181 Misc. 320 | N.Y. Sur. Ct. | 1943

McGarey, S.

Testatrix died on July 1, 1932, survived by two brothers, a sister and ten nieces and nephews. She left a will and codicil which were admitted to probate on July 27, 1932.

The will consists of sixteen numbered provisions. The codicil, while amending the will in certain respects, in no way affects the question of construction presented. Testatrix after ■making certain preliminary gifts to her brothers, nieces and nephews and a friend, by paragraph “ Thirteen ” of her will, directed the erection of a trust of her residuary estate. By subdivision III of said paragraph, the trustees were directed to pay the income of said trust to the sister and two brothers of testatrix “ for and during the term of the natural lives of the two of them who shall firstly die ”. Subdivision IV then provides that “ upon the death of any two of my said sister and brothers, * * * the foregoing trust shall cease and determine.” Testatrix then provides by subdivision V: “ I do thereupon dispose of the said corpus or trust fund and any unpaid accumulations thereon as follows: ” and therein bequeaths to the survivor of said sister and brothers the sum of $20,000 absolutely. By subdivision VI each of seven named nieces and nephews is bequeathed the sum of $1,000, and by subdivision VII it is provided: “ VII. All the rest, residue and remainder of said trust fund, with any unpaid *322accumulations thereon, including therein any legacy which may have lapsed by reason of the death of any of my seven nephews and nieces lastly hereinabove mentioned, I do give, devise and bequeath unto my nieces, Florence E. Gabelman, Gladys T. Larson and Helen E. Lahn, share and share alike, or if any be dead, to the survivors of them, share and share alike, absolutely.”

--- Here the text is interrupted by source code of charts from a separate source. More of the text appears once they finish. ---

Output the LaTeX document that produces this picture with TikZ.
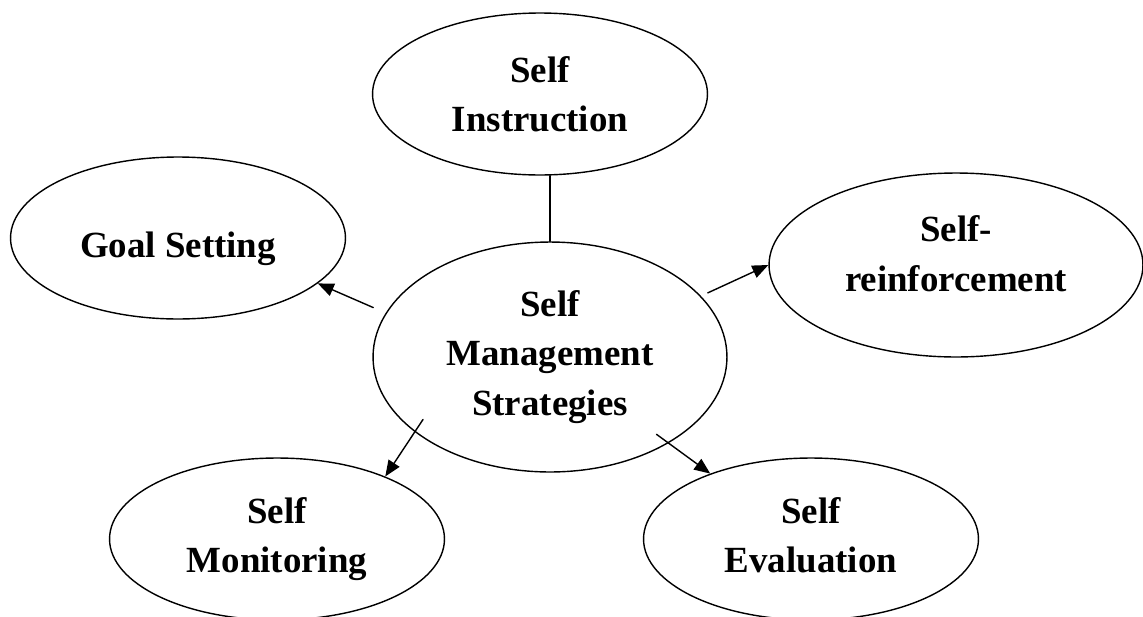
\documentclass[tikz,border=0pt]{standalone}
\usepackage{fontspec}
\setmainfont{Liberation Serif}
\usetikzlibrary{shapes.geometric,arrows.meta}
\tikzset{
	oval/.style={draw,ellipse,inner sep=0pt,minimum width=6.7cm,minimum height=3.24cm,align=center},
}
\begin{document}
\begin{tikzpicture}[line join = round, line cap = round,>={Triangle[length=3.2mm,width=2.6mm]},x=0.02cm,y=-0.02cm,line width=0.8pt,font=\fontsize{21}{28}\selectfont\bfseries]
		\useasboundingbox (0,0) rectangle (1143,616);
		%các hình elip
		\node[oval,minimum width=7.08cm,minimum height=4.6cm] (smc) at (550,357) {Self\\Management\\Strategies};
		\node[oval] (instr) at (540,94) {Self\\Instruction};
		\node[oval,text height=0.76cm,text depth=0pt] (goal) at (178,238) {Goal Setting};
		\node[oval,minimum width=7.48cm,minimum height=3.68cm,text depth=0.46cm] (reinf) at (956,265) {Self-\\reinforcement};
		\node[oval] (monit) at (277,539) {Self\\Monitoring};
		\node[oval,text depth=0.16cm] (evalu) at (811,539) {Self\\Evaluation};
		\draw (smc.north) -- (smc.north |- instr.south);
		\draw[->,shorten <=0.27cm] (smc.165) -- (goal.-18.6);
		\draw[->,shorten <=0.15cm] (smc.22.2) -- (reinf.west);
		\foreach \a/\b/\c in {209.2/monit/30.3,-36.7/evalu/147.8}
		\draw[->,shorten <=-0.3cm] (smc.\a) -- (\b.\c);
	\end{tikzpicture}
\end{document}
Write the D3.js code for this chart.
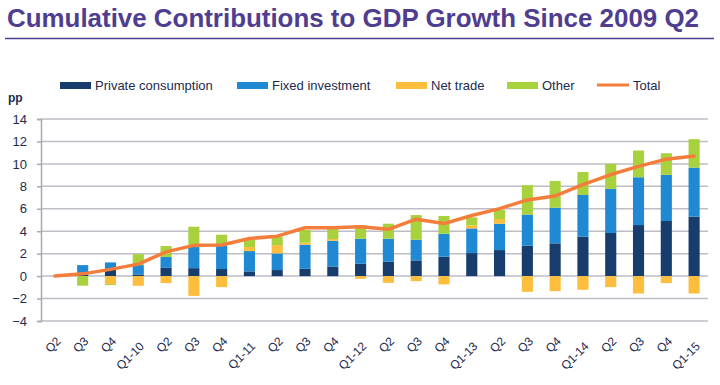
<!DOCTYPE html>
<html><head><meta charset="utf-8">
<script src="https://cdn.jsdelivr.net/npm/d3@7"></script>
<style>
html,body{margin:0;padding:0;background:#fff;}
svg text{font-family:"Liberation Sans",Arial,sans-serif;}
</style></head>
<body><svg id="chart" width="720" height="385"></svg>
<script>
const categories = ["Q2","Q3","Q4","Q1-10","Q2","Q3","Q4","Q1-11","Q2","Q3","Q4","Q1-12","Q2","Q3","Q4","Q1-13","Q2","Q3","Q4","Q1-14","Q2","Q3","Q4","Q1-15"];
const privateConsumption = [0,0.12,0.6,0.15,0.77,0.71,0.63,0.42,0.54,0.65,0.86,1.10,1.28,1.40,1.73,2.05,2.32,2.71,2.92,3.51,3.84,4.55,4.91,5.30];
const fixedInvestment   = [0,0.86,0.62,0.83,0.93,1.88,2.08,1.81,1.48,2.15,2.29,2.23,2.05,1.84,2.05,2.20,2.35,2.77,3.18,3.72,3.93,4.26,4.11,4.37];
const netTrade          = [0,0,-0.71,-0.86,-0.62,-1.76,-0.98,0.36,0.74,0.18,0.15,-0.24,-0.6,-0.45,-0.74,0.27,0.42,-1.40,-1.34,-1.22,-0.98,-1.55,-0.62,-1.55];
const other             = [0,-0.85,-0.09,0.98,0.98,1.81,0.98,0.62,0.74,1.13,0.89,1.22,1.34,2.20,1.58,0.71,0.80,2.62,2.38,2.05,2.23,2.38,1.93,2.53];
const total             = [0,0.2,0.6,1.07,2.16,2.74,2.77,3.35,3.56,4.31,4.30,4.39,4.17,5.07,4.68,5.40,6.01,6.79,7.14,8.15,9.05,9.78,10.42,10.71];
const seriesNames = ["Private consumption","Fixed investment","Net trade","Other"];
const totalName = "Total";
const yTicks = [-4,-2,0,2,4,6,8,10,12,14];
const titleText = "Cumulative Contributions to GDP Growth Since 2009 Q2";

const colors = {"Private consumption":"#163D6C","Fixed investment":"#1F8AD3","Net trade":"#FDBE3D","Other":"#A7D23D","Total":"#F47D3B"};
const navy = "#1C2B4F";

const svg = d3.select("#chart");
const L = 41, R = 708, T = 119, B = 321;

// title
svg.append("text").attr("x",7).attr("y",27)
  .attr("font-size",26).attr("font-weight","bold").attr("fill","#4F3D8F")
  .attr("textLength",692).attr("lengthAdjust","spacingAndGlyphs")
  .text(titleText);
svg.append("line").attr("x1",5).attr("x2",714).attr("y1",38.5).attr("y2",38.5)
  .attr("stroke","#4F3D8F").attr("stroke-width",1.5);

const rows = categories.map((c,i)=>({i, "Private consumption":privateConsumption[i], "Fixed investment":fixedInvestment[i], "Net trade":netTrade[i], "Other":other[i]}));

const x = d3.scaleBand().domain(categories.map((c,i)=>i)).range([L,R]).paddingInner(0.6).paddingOuter(0.3);
const y = d3.scaleLinear().domain([-4,14]).range([B,T]);

// gridlines
svg.append("g").selectAll("line").data(yTicks).join("line")
  .attr("x1",L).attr("x2",R).attr("y1",d=>y(d)).attr("y2",d=>y(d))
  .attr("stroke","#BDBDC6").attr("stroke-width",1.5);

// y axis
const yAxis = svg.append("g").attr("transform",`translate(${L},0)`)
  .call(d3.axisLeft(y).tickValues(yTicks).tickSize(4).tickPadding(10).tickFormat(d3.format("d")));
yAxis.select(".domain").attr("stroke","#A9A9B2").attr("stroke-width",1.5);
yAxis.selectAll(".tick line").attr("stroke","#A9A9B2").attr("stroke-width",1.5);
yAxis.selectAll("text").attr("font-size",13).attr("fill",navy).attr("font-family","Liberation Sans, Arial, sans-serif");

// stacks
const stack = d3.stack().keys(seriesNames).offset(d3.stackOffsetDiverging);
const layers = stack(rows);
svg.append("g").selectAll("g").data(layers).join("g")
  .attr("fill",d=>colors[d.key])
  .selectAll("rect").data(d=>d).join("rect")
  .attr("x",d=>x(d.data.i)).attr("width",x.bandwidth())
  .attr("y",d=>y(Math.max(d[0],d[1])))
  .attr("height",d=>Math.abs(y(d[0])-y(d[1])));

// total line
const line = d3.line().x((d,i)=>x(i)+x.bandwidth()/2).y(d=>y(d));
svg.append("path").datum(total).attr("d",line)
  .attr("fill","none").attr("stroke",colors.Total).attr("stroke-width",3.5)
  .attr("stroke-linejoin","round").attr("stroke-linecap","round");

// x labels
const xAxis = svg.append("g").attr("transform",`translate(0,${B})`)
  .call(d3.axisBottom(x).tickSize(0).tickFormat(i=>categories[i]));
xAxis.select(".domain").remove();
xAxis.selectAll("text")
  .attr("font-size",12).attr("fill",navy).attr("font-family","Liberation Sans, Arial, sans-serif")
  .attr("text-anchor","end").attr("dy",0).attr("y",0)
  .attr("transform",d=>`translate(${x.bandwidth()/2+1},${categories[d].length>2?26:21}) rotate(-45)`);

// legend
const legendItems = [
  {name:"Private consumption", sx:60, tx:95},
  {name:"Fixed investment", sx:237, tx:272},
  {name:"Net trade", sx:396, tx:431},
  {name:"Other", sx:507, tx:542},
  {name:"Total", sx:597, tx:633}
];
const lg = svg.append("g");
legendItems.forEach(it=>{
  if(it.name===totalName){
    lg.append("line").attr("x1",it.sx).attr("x2",it.sx+32).attr("y1",85).attr("y2",85)
      .attr("stroke",colors[it.name]).attr("stroke-width",3);
  } else {
    lg.append("rect").attr("x",it.sx).attr("y",82).attr("width",31).attr("height",7).attr("fill",colors[it.name]);
  }
  lg.append("text").attr("x",it.tx).attr("y",90).attr("font-size",13).attr("fill",navy).text(it.name);
});
svg.append("text").attr("x",8).attr("y",102).attr("font-size",12).attr("font-weight","bold").attr("fill",navy).text("pp");
</script></body></html>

The two brothers of testatrix have died and the residuary trust has thereby terminated. Upon the judicial settlement of the account of the sole remaining trustee, certain questions have arisen in respect to the distribution of the corpus thereof.

One of the three remaindermen named in subdivision VII of paragraph Thirteen ” and two of. the legatees named in subdivision VI of said paragraph survived testatrix but died prior to the termination of the trust. It is now claimed by their respective legal representatives that the gifts to them vested indefensibly in each of them upon their survivorship of the testatrix.

The court agrees with this contention. The text of the several provisions of the will permits only of an interpretation that the testatrix intended the legacies bequeathed by subdivision VI and the remainders bequeathed under subdivision VII to vest indefensibly in the several named beneficiaries thereof upon survivorship of the testatrix. (Matter of Montgomery, 258 App. Div. 64, affd. 282 N. Y. 713.) The court is required to take the will as it finds it and give effect to it as written, and that is what the draftsman of the will has caused the testatrix to say in her intention. (Matter of Watson, 262 N. Y. 284, 299.) If testatrix intended survivorship of the life tenants of the trust, she did not so express herself, and the court may not rewrite the will to effectuate such intention. In a prior provision of the will she gave a life estate in certain premises to a brother and devised the realty upon his death to a niece. Here she specifically made an alternate devise of the realty in the event that the niece failed to survive the life tenant, indicating that she was aware of the doubt which might arise if the remainderman should predecease the life tenant and the will were silent as to disposition of the realty on the happening of such contingency. Her failure to provide for similar disposition of the remainder of the corpus of the residuary trust is significant, and points clearly to an intention that vesting occur at her death.

The result thus reached is supported by well-recognized canons of construction. “ Words of survivorship and gifts *323over on the death of the primary beneficiary are construed, unless a contrary intention appears, as relating to the ‘death of the testator ” (Nelson v. Russell, 135 N. Y. 137, 141). The law favors the vesting of estates and unless a contrary intention is unequivocally expressed, it will not be imputed. (Connelly v. O’Brien, 166 N. Y. 406; Hersee v. Simpson, 154 N. Y 496.) Where remaindermen are specified nominatim, their interests are presumed to vest on the death of the testator. (Matter of Soy, 143 Misc. 217, and cases therein cited.) Words of present gift in reference to a remainder are strong evidence of an intention to vest the remainder on the death of the testator. (Matter of McParlan, 169 Misc. 1027.)

In making distribution of the residuary estate a fund must first be set apart in amount sufficient to produce the income required to pay the annuity bequeathed by paragraph “ Tenth ” of the will. The parties in interest as herein determined may stipulate as to the size of the fund or, upon their inability to agree, the court will make such determination after taking proof of the facts.

The balance of income shown in schedule H-2 of the account to be due to the estate of the first to die of the two life tenants of the residuary trust is properly payable only to his legal representative.

Submit decree on notice in accordance herewith.